What you should do: Repeat, exactly and in full, the lines of the listing below, but without any pictures.
▼▼▼
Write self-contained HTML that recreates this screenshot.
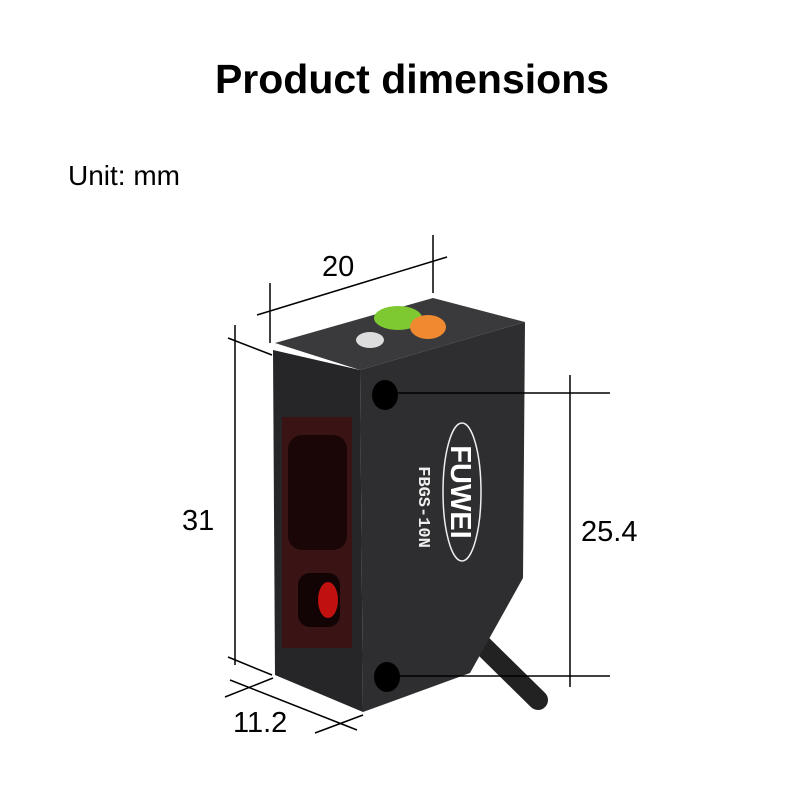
<!DOCTYPE html>
<html><head><style>
body{margin:0;width:800px;height:800px;background:#fff;overflow:hidden;font-family:"Liberation Sans",sans-serif}
</style></head><body>
<svg width="800" height="800" xmlns="http://www.w3.org/2000/svg" font-family="Liberation Sans, sans-serif">
<text x="412" y="93" text-anchor="middle" font-size="41" font-weight="bold">Product dimensions</text>
<text x="68" y="185" font-size="28">Unit: mm</text>
<!-- cable -->
<line x1="477" y1="640" x2="538" y2="700" stroke="#222" stroke-width="20" stroke-linecap="round"/>
<!-- body -->
<polygon points="275,343 433,298 525,322 360,370" fill="#3a3a3c"/>
<polygon points="273,350 360,370 363,712 275,675" fill="#262628"/>
<polygon points="360,370 525,322 523,578 470,673 363,712" fill="#2e2e30"/>
<!-- window -->
<rect x="282" y="417" width="70" height="231" fill="#3a1414"/>
<rect x="288" y="435" width="59" height="115" rx="14" fill="#1a0606"/>
<rect x="298" y="573" width="42" height="54" rx="12" fill="#120404"/>
<ellipse cx="328" cy="600" rx="10" ry="18" fill="#c01010"/>
<!-- holes -->
<ellipse cx="385" cy="395" rx="13" ry="15" fill="#000"/>
<ellipse cx="387" cy="677" rx="13" ry="15" fill="#000"/>
<!-- top details -->
<ellipse cx="370" cy="340" rx="14" ry="8" fill="#ddd"/>
<ellipse cx="398" cy="318" rx="24" ry="12" fill="#7ec832"/>
<ellipse cx="428" cy="327" rx="18" ry="12" fill="#f08a30"/>
<!-- logo -->
<ellipse cx="462" cy="492" rx="19" ry="69" fill="none" stroke="#eee" stroke-width="1.5"/>
<text transform="translate(451,492) rotate(90)" text-anchor="middle" font-size="29" font-weight="bold" fill="#fff">FUWEI</text>
<text transform="translate(419,507) rotate(90)" text-anchor="middle" font-size="17" font-weight="bold" fill="#eee" font-family="Liberation Mono, monospace">FBGS-10N</text>
<!-- dimensions -->
<g stroke="#000" stroke-width="1.5">
<line x1="257" y1="315" x2="447" y2="257"/>
<line x1="270" y1="283" x2="270" y2="343"/>
<line x1="433" y1="235" x2="433" y2="293"/>
<line x1="235" y1="325" x2="235" y2="665"/>
<line x1="228" y1="338" x2="272" y2="355"/>
<line x1="228" y1="657" x2="272" y2="675"/>
<line x1="230" y1="680" x2="357" y2="730"/>
<line x1="225" y1="697" x2="273" y2="678"/>
<line x1="315" y1="733" x2="363" y2="715"/>
<line x1="398" y1="393" x2="610" y2="393"/>
<line x1="398" y1="676" x2="610" y2="676"/>
<line x1="570" y1="375" x2="570" y2="687"/>
</g>
<g font-size="29">
<text x="322" y="276">20</text>
<text x="182" y="530">31</text>
<text x="233" y="732">11.2</text>
<text x="581" y="541">25.4</text>
</g>
</svg>
</body></html>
▲▲▲
Output of the exercise:
Write self-contained HTML that recreates this screenshot.
<!DOCTYPE html>
<html><head><style>
body{margin:0;width:800px;height:800px;background:#fff;overflow:hidden;font-family:"Liberation Sans",sans-serif}
</style></head><body>
<svg width="800" height="800" xmlns="http://www.w3.org/2000/svg" font-family="Liberation Sans, sans-serif">
<text x="412" y="93" text-anchor="middle" font-size="41" font-weight="bold">Product dimensions</text>
<text x="68" y="185" font-size="28">Unit: mm</text>
<!-- cable -->
<line x1="477" y1="640" x2="538" y2="700" stroke="#222" stroke-width="20" stroke-linecap="round"/>
<!-- body -->
<polygon points="275,343 433,298 525,322 360,370" fill="#3a3a3c"/>
<polygon points="273,350 360,370 363,712 275,675" fill="#262628"/>
<polygon points="360,370 525,322 523,578 470,673 363,712" fill="#2e2e30"/>
<!-- window -->
<rect x="282" y="417" width="70" height="231" fill="#3a1414"/>
<rect x="288" y="435" width="59" height="115" rx="14" fill="#1a0606"/>
<rect x="298" y="573" width="42" height="54" rx="12" fill="#120404"/>
<ellipse cx="328" cy="600" rx="10" ry="18" fill="#c01010"/>
<!-- holes -->
<ellipse cx="385" cy="395" rx="13" ry="15" fill="#000"/>
<ellipse cx="387" cy="677" rx="13" ry="15" fill="#000"/>
<!-- top details -->
<ellipse cx="370" cy="340" rx="14" ry="8" fill="#ddd"/>
<ellipse cx="398" cy="318" rx="24" ry="12" fill="#7ec832"/>
<ellipse cx="428" cy="327" rx="18" ry="12" fill="#f08a30"/>
<!-- logo -->
<ellipse cx="462" cy="492" rx="19" ry="69" fill="none" stroke="#eee" stroke-width="1.5"/>
<text transform="translate(451,492) rotate(90)" text-anchor="middle" font-size="29" font-weight="bold" fill="#fff">FUWEI</text>
<text transform="translate(419,507) rotate(90)" text-anchor="middle" font-size="17" font-weight="bold" fill="#eee" font-family="Liberation Mono, monospace">FBGS-10N</text>
<!-- dimensions -->
<g stroke="#000" stroke-width="1.5">
<line x1="257" y1="315" x2="447" y2="257"/>
<line x1="270" y1="283" x2="270" y2="343"/>
<line x1="433" y1="235" x2="433" y2="293"/>
<line x1="235" y1="325" x2="235" y2="665"/>
<line x1="228" y1="338" x2="272" y2="355"/>
<line x1="228" y1="657" x2="272" y2="675"/>
<line x1="230" y1="680" x2="357" y2="730"/>
<line x1="225" y1="697" x2="273" y2="678"/>
<line x1="315" y1="733" x2="363" y2="715"/>
<line x1="398" y1="393" x2="610" y2="393"/>
<line x1="398" y1="676" x2="610" y2="676"/>
<line x1="570" y1="375" x2="570" y2="687"/>
</g>
<g font-size="29">
<text x="322" y="276">20</text>
<text x="182" y="530">31</text>
<text x="233" y="732">11.2</text>
<text x="581" y="541">25.4</text>
</g>
</svg>
</body></html>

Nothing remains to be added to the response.